Depression is a tricky business. It's not something I am particularly prone to..anxiety being my dysfunction drug of choice, and can only name a couple of times where that flipped into something else. And ultimately, I am usually a pretty happy and content person, even with a lot of anxiety at times, so when I start to notice certain tilts on the horizon I can autocorrect a bit and steer myself to less rocky shores. Bad patches have appeared, but in between, a lot of good. In some cases the external factors exascerbate internal ones, though not always. But I feel it now..sort of like a caterpillar chewing at the edges of a leaf until suddenly, there is no leaf left.
When I wrote my last entry, I lumped it in with all the other things I miss in pandemic world--surface things that lockdowns and safety protocols prevent, but the worst is perhaps the one thing I can't really do that no one at all is stopping me from at all. Namely, sitting in a house and a library full of books and not really having the concentration or bandwidth to read a single one. And don't think it's for a lack of trying. I've started many books, new ones and old faves I thought would snap me out of it, Sometimes I get in a few pages, but I don't last for long with so much in the world competing for my attention. This is true at home where I take a book to bed and wind up doomscrolling instead. Or on my commute, where I used to get the bulk of my enjoyment reading done, which is now instead spent fretting over proximity of bodies and maskwearing, and whether of not that person just has allergies or is trying to kill us.
At first I worried I'd lost interest and enjoyment in so much, and it's true, even writing, which, thank god, still happens and is perhaps my only rudder. I think because I'm writing poems in the morning, in an unpolluted state of mind.
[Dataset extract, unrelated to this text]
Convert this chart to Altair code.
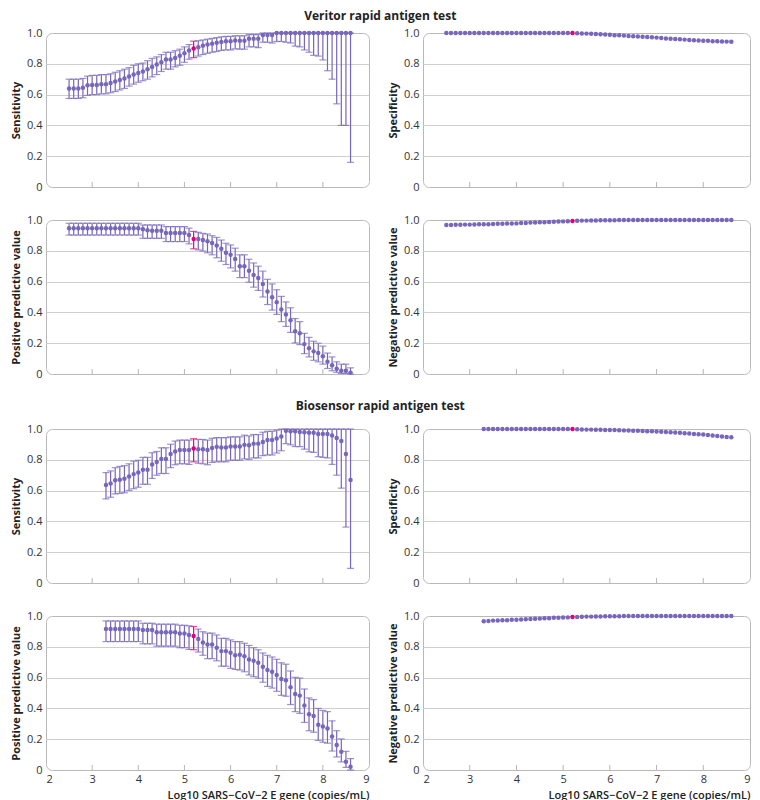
import altair as alt
import pandas as pd

# ---------------- data ----------------
veritor_x = [round(2.5 + 0.1 * i, 1) for i in range(62)]
biosensor_x = [round(3.3 + 0.1 * i, 1) for i in range(54)]
x_ticks = [3, 4, 5, 6, 7, 8]
x_labels = [2, 3, 4, 5, 6, 7, 8, 9]
highlight_x = 5.2

veritor_sens = [0.64, 0.64, 0.64, 0.645, 0.66, 0.663, 0.663, 0.668, 0.668, 0.675,
                0.685, 0.695, 0.705, 0.717, 0.73, 0.74, 0.75, 0.765, 0.78, 0.795,
                0.81, 0.828, 0.828, 0.838, 0.852, 0.868, 0.887, 0.90, 0.907, 0.918,
                0.925, 0.931, 0.936, 0.942, 0.946, 0.946, 0.952, 0.949, 0.949, 0.962,
                0.962, 0.962, 0.987, 0.987, 0.987, 1.0, 1.0, 1.0, 1.0, 1.0,
                1.0, 1.0, 1.0, 1.0, 1.0, 1.0, 1.0, 1.0, 1.0, 1.0, 1.0, 1.0]
veritor_sens_hi = [0.70, 0.70, 0.70, 0.705, 0.72, 0.725, 0.725, 0.73, 0.73, 0.735,
                   0.745, 0.755, 0.765, 0.775, 0.79, 0.80, 0.805, 0.82, 0.835, 0.845,
                   0.86, 0.875, 0.875, 0.885, 0.895, 0.91, 0.925, 0.947, 0.95, 0.955,
                   0.96, 0.965, 0.97, 0.975, 0.978, 0.978, 0.982, 0.982, 0.982, 0.99,
                   0.99, 0.99, 1.0, 1.0, 1.0, 1.0, 1.0, 1.0, 1.0, 1.0,
                   1.0, 1.0, 1.0, 1.0, 1.0, 1.0, 1.0, 1.0, 1.0, 1.0, 1.0, 1.0]
veritor_sens_lo = [0.575, 0.575, 0.575, 0.58, 0.595, 0.60, 0.60, 0.605, 0.605, 0.612,
                   0.62, 0.63, 0.64, 0.655, 0.668, 0.68, 0.69, 0.70, 0.715, 0.73,
                   0.75, 0.765, 0.765, 0.78, 0.79, 0.81, 0.83, 0.84, 0.85, 0.86,
                   0.868, 0.875, 0.88, 0.887, 0.89, 0.89, 0.897, 0.895, 0.895, 0.91,
                   0.91, 0.905, 0.94, 0.94, 0.935, 0.945, 0.945, 0.94, 0.935, 0.915,
                   0.91, 0.89, 0.875, 0.855, 0.85, 0.825, 0.755, 0.70, 0.54, 0.40,
                   0.40, 0.16]

veritor_spec = [1.0] * 28 + [0.998, 0.997, 0.996, 0.995, 0.994, 0.992, 0.99, 0.988,
                             0.986, 0.985, 0.983, 0.981, 0.979, 0.977, 0.976, 0.974,
                             0.972, 0.970, 0.968, 0.965, 0.963, 0.961, 0.959, 0.957,
                             0.955, 0.953, 0.952, 0.95, 0.949, 0.947, 0.946, 0.945,
                             0.944, 0.943]

veritor_ppv = [0.947] * 16 + [0.94, 0.934, 0.93, 0.93, 0.93, 0.915, 0.915, 0.915, 0.915,
                              0.915, 0.902, 0.877, 0.877, 0.87, 0.862, 0.85, 0.834,
                              0.813, 0.787, 0.774, 0.747, 0.70, 0.70, 0.67, 0.643,
                              0.623, 0.585, 0.536, 0.498, 0.466, 0.419, 0.387, 0.349,
                              0.277, 0.264, 0.194, 0.168, 0.147, 0.136, 0.115, 0.079,
                              0.057, 0.034, 0.021, 0.021, 0.009]
veritor_ppv_hi = [0.979] * 16 + [0.968, 0.968, 0.968, 0.968, 0.968, 0.957, 0.957, 0.957,
                                 0.957, 0.957, 0.947, 0.926, 0.92, 0.913, 0.909, 0.898,
                                 0.887, 0.87, 0.849, 0.838, 0.817, 0.774, 0.774, 0.745,
                                 0.721, 0.70, 0.668, 0.615, 0.585, 0.547, 0.504, 0.468,
                                 0.43, 0.36, 0.34, 0.264, 0.238, 0.213, 0.20, 0.181,
                                 0.136, 0.111, 0.079, 0.064, 0.064, 0.04]
veritor_ppv_lo = [0.902] * 16 + [0.881, 0.881, 0.881, 0.881, 0.881, 0.86, 0.86, 0.86,
                                 0.86, 0.86, 0.845, 0.813, 0.806, 0.798, 0.787, 0.774,
                                 0.755, 0.732, 0.711, 0.689, 0.668, 0.626, 0.626, 0.596,
                                 0.564, 0.543, 0.50, 0.451, 0.415, 0.387, 0.34, 0.309,
                                 0.27, 0.202, 0.191, 0.132, 0.111, 0.089, 0.079, 0.064,
                                 0.036, 0.021, 0.011, 0.004, 0.004, 0.0]

veritor_npv = [0.968, 0.968, 0.969, 0.969, 0.970, 0.970, 0.971, 0.972, 0.972, 0.973,
               0.974, 0.975, 0.976, 0.977, 0.977, 0.978, 0.98, 0.981, 0.983, 0.984,
               0.985, 0.986, 0.987, 0.989, 0.99, 0.991, 0.992, 0.994, 0.995, 0.996,
               0.996, 0.997, 0.997, 0.998, 0.998, 0.998, 0.999] + [1.0] * 25

bio_sens = [0.637, 0.646, 0.667, 0.671, 0.677, 0.692, 0.707, 0.717, 0.736, 0.736,
            0.77, 0.785, 0.806, 0.806, 0.837, 0.854, 0.863, 0.863, 0.863, 0.873,
            0.869, 0.869, 0.863, 0.876, 0.884, 0.88, 0.88, 0.886, 0.886, 0.886,
            0.897, 0.895, 0.905, 0.905, 0.916, 0.928, 0.928, 0.939, 0.951, 0.989,
            0.985, 0.985, 0.981, 0.979, 0.975, 0.975, 0.968, 0.968, 0.968, 0.958,
            0.941, 0.922, 0.837, 0.669]
bio_sens_hi = [0.717, 0.728, 0.749, 0.757, 0.762, 0.774, 0.791, 0.797, 0.816, 0.816,
               0.846, 0.854, 0.878, 0.878, 0.901, 0.922, 0.928, 0.928, 0.928, 0.937,
               0.932, 0.932, 0.928, 0.94, 0.944, 0.944, 0.944, 0.949, 0.949, 0.949,
               0.96, 0.955, 0.964, 0.964, 0.979, 0.985, 0.985, 0.992] + [1.0] * 16
bio_sens_lo = [0.546, 0.557, 0.578, 0.582, 0.586, 0.601, 0.612, 0.622, 0.641, 0.641,
               0.679, 0.70, 0.711, 0.711, 0.749, 0.768, 0.774, 0.774, 0.77, 0.787,
               0.778, 0.774, 0.768, 0.783, 0.787, 0.787, 0.787, 0.797, 0.797, 0.797,
               0.806, 0.802, 0.812, 0.812, 0.827, 0.831, 0.831, 0.844, 0.859, 0.905,
               0.897, 0.886, 0.886, 0.869, 0.852, 0.848, 0.82, 0.816, 0.812, 0.77,
               0.70, 0.616, 0.363, 0.095]

bio_spec = [1.0] * 20 + [0.998, 0.997, 0.996, 0.996, 0.995, 0.995, 0.994, 0.994, 0.993,
                         0.992, 0.991, 0.99, 0.989, 0.988, 0.987, 0.986, 0.985, 0.984,
                         0.982, 0.981, 0.979, 0.977, 0.975, 0.973, 0.971, 0.968, 0.966,
                         0.964, 0.961, 0.958, 0.955, 0.951, 0.948, 0.946]

bio_ppv = [0.915] * 8 + [0.909, 0.909, 0.909, 0.894, 0.894, 0.894, 0.894, 0.894, 0.887,
                         0.887, 0.877, 0.87, 0.851, 0.828, 0.815, 0.815, 0.794, 0.772,
                         0.772, 0.762, 0.745, 0.749, 0.738, 0.717, 0.709, 0.696, 0.67,
                         0.649, 0.638, 0.617, 0.591, 0.583, 0.538, 0.494, 0.483, 0.419,
                         0.362, 0.351, 0.294, 0.283, 0.27, 0.217, 0.162, 0.119, 0.053,
                         0.021]
bio_ppv_hi = [0.968] * 8 + [0.953, 0.953, 0.953, 0.947, 0.947, 0.947, 0.947, 0.947, 0.94,
                            0.94, 0.936, 0.932, 0.915, 0.898, 0.889, 0.889, 0.877, 0.855,
                            0.855, 0.845, 0.834, 0.834, 0.823, 0.809, 0.794, 0.781, 0.76,
                            0.745, 0.734, 0.719, 0.696, 0.687, 0.643, 0.602, 0.596, 0.526,
                            0.468, 0.457, 0.40, 0.387, 0.379, 0.319, 0.255, 0.202, 0.121,
                            0.074]
bio_ppv_lo = [0.834] * 8 + [0.819, 0.819, 0.819, 0.804, 0.804, 0.804, 0.804, 0.804, 0.794,
                            0.794, 0.783, 0.781, 0.766, 0.745, 0.723, 0.723, 0.709, 0.674,
                            0.674, 0.66, 0.653, 0.649, 0.638, 0.617, 0.606, 0.596, 0.57,
                            0.543, 0.532, 0.511, 0.485, 0.479, 0.425, 0.379, 0.368, 0.309,
                            0.255, 0.245, 0.192, 0.18, 0.174, 0.123, 0.085, 0.053, 0.017,
                            0.0]

bio_npv = [0.966, 0.968, 0.970, 0.971, 0.972, 0.973, 0.975, 0.976, 0.977, 0.979,
           0.98, 0.982, 0.983, 0.985, 0.986, 0.988, 0.989, 0.99, 0.991, 0.993,
           0.994, 0.995, 0.996, 0.996, 0.997, 0.997, 0.998, 0.998, 0.998, 0.999] + [1.0] * 24

# ---------------- style ----------------
PURPLE = "#6650b0"
BAR = "#7766bb"
PINK = "#e2007a"
FONT = "Open Sans"
W_LEFT, W_RIGHT, H = 323, 327, 154
X_TITLE = "Log10 SARS\u2212CoV\u22122 E gene (copies/mL)"

xscale = alt.Scale(domain=[2, 9], nice=False, zero=False)
yscale = alt.Scale(domain=[0, 1], nice=False)


def yaxis(title):
    return alt.Axis(
        values=[0, 0.2, 0.4, 0.6, 0.8, 1.0],
        labelExpr="datum.value == 0 ? '0' : format(datum.value, '.1f')",
        grid=True, gridColor="#cfcfcf", gridWidth=1,
        gridOpacity={"condition": {"test": "datum.value === 0 || datum.value === 1", "value": 0}, "value": 1},
        domain=False, ticks=False, labelPadding=4, labelFontSize=11, labelColor="#333333",
        title=title, titleFontSize=11, titleFontWeight="bold", titleColor="#222222", titlePadding=5,
    )


def xaxis(bottom):
    if bottom:
        return alt.Axis(values=x_labels, format="d", labels=True, ticks=False, domain=False,
                        grid=False, labelFontSize=11, labelColor="#333333", labelPadding=3,
                        title=X_TITLE, titleFontSize=11, titleFontWeight=600,
                        titleColor="#222222", titleAnchor="end", titlePadding=5)
    return None


def xenc(field, bottom):
    ax = xaxis(bottom)
    if ax is None:
        return alt.X(field, type="quantitative", scale=xscale, axis=None)
    return alt.X(field, type="quantitative", scale=xscale, axis=ax)


def panel(xs, ys, lo, hi, ytitle, bottom, width):
    df = pd.DataFrame({"x": xs, "y": ys,
                       "c": ["hl" if abs(v - highlight_x) < 1e-9 else "n" for v in xs]})
    cscale = alt.Scale(domain=["n", "hl"], range=[PURPLE, PINK])
    cscale_bar = alt.Scale(domain=["n", "hl"], range=[BAR, PINK])
    tdf = pd.DataFrame({"t": x_ticks})
    ticks = alt.Chart(tdf).mark_rule(color="#b5b5b5", strokeWidth=1).encode(
        x=xenc("t", bottom), y=alt.value(H - 5), y2=alt.value(H))
    layers = [ticks]
    if lo is not None:
        df["lo"] = lo
        df["hi"] = hi
        base = alt.Chart(df)
        bars = base.mark_rule(strokeWidth=1.2).encode(
            x=xenc("x", bottom),
            y=alt.Y("lo:Q", scale=yscale, axis=yaxis(ytitle)), y2="hi:Q",
            color=alt.Color("c:N", scale=cscale_bar, legend=None))
        cap_lo = base.mark_tick(orient="horizontal", size=7, thickness=1.2).encode(
            x=xenc("x", bottom), y=alt.Y("lo:Q", scale=yscale, axis=yaxis(ytitle)),
            color=alt.Color("c:N", scale=cscale_bar, legend=None))
        cap_hi = base.mark_tick(orient="horizontal", size=7, thickness=1.2).encode(
            x=xenc("x", bottom), y=alt.Y("hi:Q", scale=yscale, axis=yaxis(ytitle)),
            color=alt.Color("c:N", scale=cscale_bar, legend=None))
        layers += [bars, cap_lo, cap_hi]
    pts = alt.Chart(df).mark_circle(size=20, opacity=1).encode(
        x=xenc("x", bottom),
        y=alt.Y("y:Q", scale=yscale, axis=yaxis(ytitle)),
        color=alt.Color("c:N", scale=cscale, legend=None))
    layers.append(pts)
    return alt.layer(*layers).properties(width=width, height=H)


def section(title, offset, xs, sens, sens_lo, sens_hi, spec, ppv, ppv_lo, ppv_hi, npv, bottom):
    row1 = alt.hconcat(panel(xs, sens, sens_lo, sens_hi, "Sensitivity", False, W_LEFT),
                       panel(xs, spec, None, None, "Specificity", False, W_RIGHT), spacing=17)
    row2 = alt.hconcat(panel(xs, ppv, ppv_lo, ppv_hi, "Positive predictive value", bottom, W_LEFT),
                       panel(xs, npv, None, None, "Negative predictive value", bottom, W_RIGHT),
                       spacing=17)
    return alt.vconcat(row1, row2, spacing=20,
                       title=alt.TitleParams(title, anchor="middle", fontSize=12,
                                             fontWeight="bold", color="#222222", offset=offset))


sec1 = section("Veritor rapid antigen test", 4, veritor_x, veritor_sens, veritor_sens_lo,
               veritor_sens_hi, veritor_spec, veritor_ppv, veritor_ppv_lo, veritor_ppv_hi,
               veritor_npv, False)
sec2 = section("Biosensor rapid antigen test", 10, biosensor_x, bio_sens, bio_sens_lo,
               bio_sens_hi, bio_spec, bio_ppv, bio_ppv_lo, bio_ppv_hi, bio_npv, True)

chart = alt.vconcat(sec1, sec2, spacing=19).properties(
    padding={"left": 2, "top": 1, "right": 0, "bottom": 0}
).configure(font=FONT).configure_view(
    stroke="#b8b8b8", strokeWidth=1, cornerRadius=6
).configure_concat(spacing=18)

chart.save("out.html", embed_options={"renderer": "svg", "actions": False})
Blog entries are still possible (obviously.) Even art, which at this point seems to be possible again. But reading for enjoyment..I'm not so sure. Even my manuscript reading this fall and my proofing now is something more rote and mechanical than it ever was before. It's not the books fault surely, but some door that needs to be closed in my brain. Or maybe a door that needs to be opened again. It's strange to think I've barely opened a book (touched books, yes, many, chapbooks and library books and textbooks) but read so very little. And in fact, have been hoarding things again at my desk in the library for some magical day it will come back.
What I don't know is cause and effect. Am I not reading because I am low-key depressed and nothing has quite the shine it used to? Or am I depressed because I am incapable of doing one of my favorite things since like the moment the letters started arranging themselves on the page so I could understand them . (And probably, even before that.) It might just be a casualty of the real world intruding so incessantly on my inner life--my attentions so much elsewhere. The outer world leaking into the inner life and poisoning it. Maybe I need to take a reading vacation, ie several days with nothing but books and I can turn things around. Or maybe at least fake it til I make it, which is all I can hope for for now.